Saturday 24 April 2010

Pure Genius and mod_jk

I'm currently developing an application for MegaBank which makes heavy use of AJAX. The latest cut was throwing javascript errors in UAT but not in development. A bit of investigation with firebug showed that when an AJAX request returned 404 (which it does if the user supplies a non-existent cost code for example), the next AJAX request would respond with the SSO login page instead of the expected json response. Further investigation showed that the second AJAX response had been served by a different node than the one it was sent to, resulting in the SSO challenge.

Request had a cookie:
jsessionid=ASAD123DFDFS83242SDFASD9234234.node1

Response has a set-cookie header:
jsessionid=SDFSDF234DFSLFSD324234880SDFSDL.node2

i.e. our sticky session was becoming unstuck.

We reported the incident to our support team, who's spanked it straight back over the net with the wonderfully helpful "It's an application config issue". Great. Thanks. Our app doesn't do anything clever with cookies. There is no logout button. We never invalidate the session. We'd already checked that inbound request had the right jsession id, and also that the associated response had a set-cookie header from the wrong node. Furthermore the app server logs show that the second request didn't even hit the right node. Back to web support with an offer to demonstrate the problem and walk through why we believe it's an issue with the load balancer. Even if it turned out to be an issue with the app we would need their help to diagnose it.

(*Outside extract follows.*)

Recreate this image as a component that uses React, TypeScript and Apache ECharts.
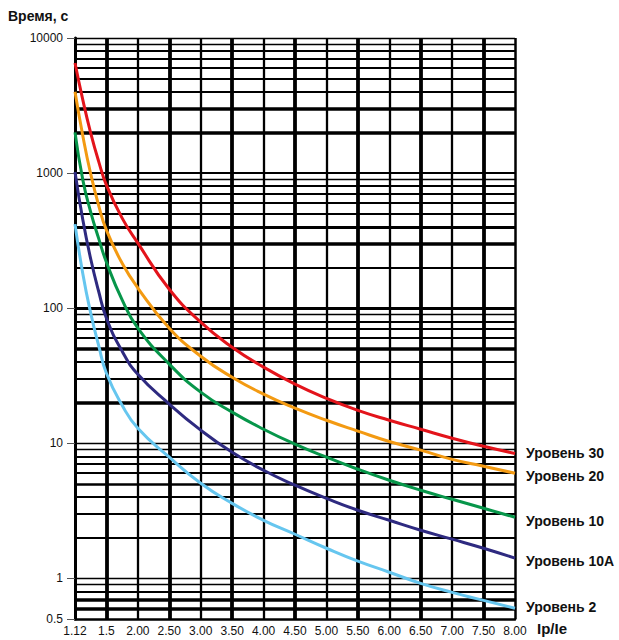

Offer accepted. And "Pure Genius" arrives (That's not his real name, but it is what was written on his cuff links). The first words out of his mouth were, "We support 100s of applications and the load balancer works fine. It must be your application". It doesn't mater that this is a bank, where 99% of the applications he supports are legacy and have probably never heard of AJAX. So I walk him through the process, show him the HTTP headers, show him the logs, explain that this only seems to happen after a 404. He goes away and helpfully reports...

"It's an application configuration issue."

Grrrrrrrr. Escalate. Now engineering areinvolved. Helpfully "Pure Genius" has already told them it's a problem with our app, so they've they've prioritised it to the bottom of their queue. Grrrrrrrr. Another round of the escalation game follows and we get someone from engineering who knows what they're doing and isn't wearing blinkers. Guess what? There's a bug in mod_jk which causes it to fail a session over if it gets a non 200 error code with no content, so we added the words "Pure Genius" to the response and we have sticky sessions again. I guess he helped after all.